I sit here and think, I wonder if he is thinking about me, does he miss me, is he hurting, has he cried about us? He broke up with me but does he regret it? Will you text or call? Every single notification I hope it's from him then my heart breaks all over again. Does he want me back?
The questions are never ending and I know they never will be answered.
Last updated on:2026-04-30T04:47:40+05:30
Comments (7)
you’re waiting for him or more for the feeling of being chosen again
what hurts the most is everyone including his mom can't wrap their head around his reasoning. him just not wanting to work through an issue and just saying he's done.

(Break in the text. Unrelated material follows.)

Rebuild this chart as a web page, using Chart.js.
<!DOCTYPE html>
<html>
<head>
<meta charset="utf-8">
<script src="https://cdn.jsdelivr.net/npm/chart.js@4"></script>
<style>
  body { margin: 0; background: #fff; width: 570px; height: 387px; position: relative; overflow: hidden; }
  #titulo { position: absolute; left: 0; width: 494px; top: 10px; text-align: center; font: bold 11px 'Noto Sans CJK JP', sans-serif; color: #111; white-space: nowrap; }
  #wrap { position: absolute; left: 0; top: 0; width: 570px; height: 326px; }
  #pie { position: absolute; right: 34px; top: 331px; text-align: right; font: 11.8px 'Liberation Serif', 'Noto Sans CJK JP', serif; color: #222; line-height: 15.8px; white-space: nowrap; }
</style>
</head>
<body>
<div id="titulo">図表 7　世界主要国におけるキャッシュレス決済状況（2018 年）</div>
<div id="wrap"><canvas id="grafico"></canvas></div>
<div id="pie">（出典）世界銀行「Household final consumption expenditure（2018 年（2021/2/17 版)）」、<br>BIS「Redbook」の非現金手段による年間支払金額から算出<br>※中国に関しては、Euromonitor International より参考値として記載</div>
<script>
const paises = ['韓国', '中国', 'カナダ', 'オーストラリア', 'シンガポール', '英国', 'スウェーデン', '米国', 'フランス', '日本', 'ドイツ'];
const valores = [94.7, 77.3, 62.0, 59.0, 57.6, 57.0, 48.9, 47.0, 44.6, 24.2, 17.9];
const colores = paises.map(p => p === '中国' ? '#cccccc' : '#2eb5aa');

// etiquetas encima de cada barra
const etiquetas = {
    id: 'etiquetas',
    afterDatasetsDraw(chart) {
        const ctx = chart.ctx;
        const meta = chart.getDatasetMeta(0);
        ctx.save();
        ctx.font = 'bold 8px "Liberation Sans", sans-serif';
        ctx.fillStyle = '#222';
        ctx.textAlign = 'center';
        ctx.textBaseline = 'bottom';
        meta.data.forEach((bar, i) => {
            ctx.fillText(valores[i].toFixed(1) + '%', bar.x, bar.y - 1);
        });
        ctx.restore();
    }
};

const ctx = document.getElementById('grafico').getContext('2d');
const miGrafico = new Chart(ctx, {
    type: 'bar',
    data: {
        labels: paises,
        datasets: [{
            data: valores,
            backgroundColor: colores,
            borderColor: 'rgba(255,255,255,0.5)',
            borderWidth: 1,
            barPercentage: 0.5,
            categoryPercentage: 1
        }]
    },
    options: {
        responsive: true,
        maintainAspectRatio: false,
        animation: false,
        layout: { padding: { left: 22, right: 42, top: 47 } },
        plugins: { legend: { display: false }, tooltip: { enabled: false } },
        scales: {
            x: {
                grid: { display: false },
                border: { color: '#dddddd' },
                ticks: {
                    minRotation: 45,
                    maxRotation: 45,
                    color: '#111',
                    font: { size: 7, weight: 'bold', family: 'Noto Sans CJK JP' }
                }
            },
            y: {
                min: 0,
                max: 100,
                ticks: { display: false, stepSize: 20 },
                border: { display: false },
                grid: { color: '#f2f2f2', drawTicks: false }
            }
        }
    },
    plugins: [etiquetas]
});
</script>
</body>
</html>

refreshing my phone like crazy and every notification felt like it could be him. it’s exhausting living in those what ifs, i used to replay everything in my head nonstop
it really is the worse. I feel so pathetic sometimes. 😪
I completely understand the notifications. Every message I hope its from then, my heart skips, then it sinks when its not from them
I find if I let those questions pass through my mind, its a never ending spiral out of control. I try and redirect the questions towards me such as - How can I make my life better? What can I do in this moment to make me feel better? The more thoughts I have about them, the less energy I have for me. I need to pour that love into me. I hope this helps
thank you! it surely does. this is so fresh and I know in time I'll feel better but right now my life feels like it's falling apart. I will definitely take that into consideration with flipping it to me instead of him.